#### TASK REQUIREMENTS
Go through the data and copy every line exactly, but not the images.

━━ DATA PROVIDED ━━

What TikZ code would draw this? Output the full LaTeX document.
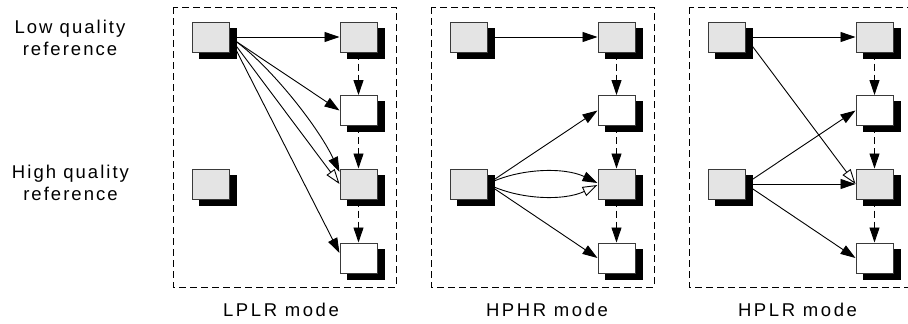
\documentclass[tikz,border=0pt]{standalone}
\usepackage{fontspec}
\setmainfont{Liberation Sans}[LetterSpace=11]
\newfontfamily\modefont{Liberation Sans}[LetterSpace=14]
\usetikzlibrary{arrows.meta,calc}
\definecolor{boxgray}{HTML}{E4E4E4}
\definecolor{edgegray}{HTML}{3A3A3A}
\pgfdeclarelayer{back}
\pgfdeclarelayer{mid}
\pgfsetlayers{back,mid,main}
\tikzset{
  frame/.style={draw=black, line width=0.9pt, dash pattern=on 7pt off 4pt},
  fbox/.style={draw=edgegray, line width=1pt, minimum width=37pt, minimum height=30pt, inner sep=0pt, fill=#1},
  link/.style={line width=0.9pt, -{Triangle[length=15pt,width=10pt]}},
  openlink/.style={line width=0.9pt, -{Triangle[open,fill=white,length=15pt,width=10pt]}},
  dlink/.style={link, dash pattern=on 7pt off 4pt},
  lab/.style={font=\fontsize{18.5}{22}\selectfont, align=center, inner sep=0pt, anchor=base},
  mlab/.style={font=\modefont\fontsize{18.5}{20}\selectfont, inner sep=0pt, anchor=base},
}
\begin{document}
\begin{tikzpicture}[x=1pt,y=-1pt]
\useasboundingbox (0,0) rectangle (908,324);
\clip (0,0) rectangle (908,324);
% labels
\node[lab] (lowq) at (70,55) {Low quality\\reference};
\node[lab] (highq) at (70.5,200) {High quality\\reference};
\node[mlab] (m1) at (281,316) {LPLR mode};
\node[mlab] (m2) at (547,316) {HPHR mode};
\node[mlab] (m3) at (797.5,316) {HPLR mode};
% boxes
\foreach \p/\o in {a/0,b/258,c/516}{
  \node[fbox=boxgray] (\p L1) at (210.5+\o,37) {};
  \node[fbox=boxgray] (\p L3) at (210.5+\o,184) {};
  \node[fbox=boxgray] (\p R1) at (358.5+\o,37) {};
  \node[fbox=white]   (\p R2) at (358.5+\o,110.5) {};
  \node[fbox=boxgray] (\p R3) at (358.5+\o,184) {};
  \node[fbox=white]   (\p R4) at (358.5+\o,258) {};
  \begin{pgfonlayer}{mid}
    \foreach \b in {L1,L3,R1,R2,R3,R4}{
      \fill[black] ([shift={(7.5,6)}]\p\b.north west) rectangle ([shift={(7.5,6)}]\p\b.south east);
    }
  \end{pgfonlayer}
  \begin{pgfonlayer}{back}
    \draw[frame] (173+\o,7) rectangle (396+\o,287);
    \draw[dlink] (\p R1.south) -- (\p R2.north);
    \draw[dlink] (\p R2.south) -- (\p R3.north);
    \draw[dlink] (\p R3.south) -- (\p R4.north);
  \end{pgfonlayer}
}
\begin{pgfonlayer}{back}
% LPLR
\draw[link] (aL1.east) -- (aR1.west);
\draw[link] (aL1.east) -- (aR2.west);
\draw[link] (aL1.east) .. controls +(36,23) and +(-22,-47) .. ([yshift=12pt]aR3.west);
\draw[openlink] (aL1.east) -- (aR3.west);
\draw[link] (aL1.east) -- ([yshift=5pt]aR4.west);
% HPHR
\draw[link] (bL1.east) -- (bR1.west);
\draw[link] (bL3.east) -- (bR2.west);
\draw[link] (bL3.east) .. controls +(32,-16) and +(-33,-16) .. ([yshift=1pt]bR3.west);
\draw[openlink] (bL3.east) .. controls +(32,16) and +(-33,16) .. ([yshift=-1pt]bR3.west);
\draw[link] (bL3.east) -- (bR4.west);
% HPLR
\draw[link] (cL1.east) -- (cR1.west);
\draw[openlink] (cL1.east) -- (cR3.west);
\draw[link] (cL3.east) -- (cR2.west);
\draw[link] (cL3.east) -- (cR3.west);
\draw[link] (cL3.east) -- (cR4.west);
\end{pgfonlayer}
\end{tikzpicture}
\end{document}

━━━

#### ANSWER TO THIS EXERCISE
What TikZ code would draw this? Output the full LaTeX document.
\documentclass[tikz,border=0pt]{standalone}
\usepackage{fontspec}
\setmainfont{Liberation Sans}[LetterSpace=11]
\newfontfamily\modefont{Liberation Sans}[LetterSpace=14]
\usetikzlibrary{arrows.meta,calc}
\definecolor{boxgray}{HTML}{E4E4E4}
\definecolor{edgegray}{HTML}{3A3A3A}
\pgfdeclarelayer{back}
\pgfdeclarelayer{mid}
\pgfsetlayers{back,mid,main}
\tikzset{
  frame/.style={draw=black, line width=0.9pt, dash pattern=on 7pt off 4pt},
  fbox/.style={draw=edgegray, line width=1pt, minimum width=37pt, minimum height=30pt, inner sep=0pt, fill=#1},
  link/.style={line width=0.9pt, -{Triangle[length=15pt,width=10pt]}},
  openlink/.style={line width=0.9pt, -{Triangle[open,fill=white,length=15pt,width=10pt]}},
  dlink/.style={link, dash pattern=on 7pt off 4pt},
  lab/.style={font=\fontsize{18.5}{22}\selectfont, align=center, inner sep=0pt, anchor=base},
  mlab/.style={font=\modefont\fontsize{18.5}{20}\selectfont, inner sep=0pt, anchor=base},
}
\begin{document}
\begin{tikzpicture}[x=1pt,y=-1pt]
\useasboundingbox (0,0) rectangle (908,324);
\clip (0,0) rectangle (908,324);
% labels
\node[lab] (lowq) at (70,55) {Low quality\\reference};
\node[lab] (highq) at (70.5,200) {High quality\\reference};
\node[mlab] (m1) at (281,316) {LPLR mode};
\node[mlab] (m2) at (547,316) {HPHR mode};
\node[mlab] (m3) at (797.5,316) {HPLR mode};
% boxes
\foreach \p/\o in {a/0,b/258,c/516}{
  \node[fbox=boxgray] (\p L1) at (210.5+\o,37) {};
  \node[fbox=boxgray] (\p L3) at (210.5+\o,184) {};
  \node[fbox=boxgray] (\p R1) at (358.5+\o,37) {};
  \node[fbox=white]   (\p R2) at (358.5+\o,110.5) {};
  \node[fbox=boxgray] (\p R3) at (358.5+\o,184) {};
  \node[fbox=white]   (\p R4) at (358.5+\o,258) {};
  \begin{pgfonlayer}{mid}
    \foreach \b in {L1,L3,R1,R2,R3,R4}{
      \fill[black] ([shift={(7.5,6)}]\p\b.north west) rectangle ([shift={(7.5,6)}]\p\b.south east);
    }
  \end{pgfonlayer}
  \begin{pgfonlayer}{back}
    \draw[frame] (173+\o,7) rectangle (396+\o,287);
    \draw[dlink] (\p R1.south) -- (\p R2.north);
    \draw[dlink] (\p R2.south) -- (\p R3.north);
    \draw[dlink] (\p R3.south) -- (\p R4.north);
  \end{pgfonlayer}
}
\begin{pgfonlayer}{back}
% LPLR
\draw[link] (aL1.east) -- (aR1.west);
\draw[link] (aL1.east) -- (aR2.west);
\draw[link] (aL1.east) .. controls +(36,23) and +(-22,-47) .. ([yshift=12pt]aR3.west);
\draw[openlink] (aL1.east) -- (aR3.west);
\draw[link] (aL1.east) -- ([yshift=5pt]aR4.west);
% HPHR
\draw[link] (bL1.east) -- (bR1.west);
\draw[link] (bL3.east) -- (bR2.west);
\draw[link] (bL3.east) .. controls +(32,-16) and +(-33,-16) .. ([yshift=1pt]bR3.west);
\draw[openlink] (bL3.east) .. controls +(32,16) and +(-33,16) .. ([yshift=-1pt]bR3.west);
\draw[link] (bL3.east) -- (bR4.west);
% HPLR
\draw[link] (cL1.east) -- (cR1.west);
\draw[openlink] (cL1.east) -- (cR3.west);
\draw[link] (cL3.east) -- (cR2.west);
\draw[link] (cL3.east) -- (cR3.west);
\draw[link] (cL3.east) -- (cR4.west);
\end{pgfonlayer}
\end{tikzpicture}
\end{document}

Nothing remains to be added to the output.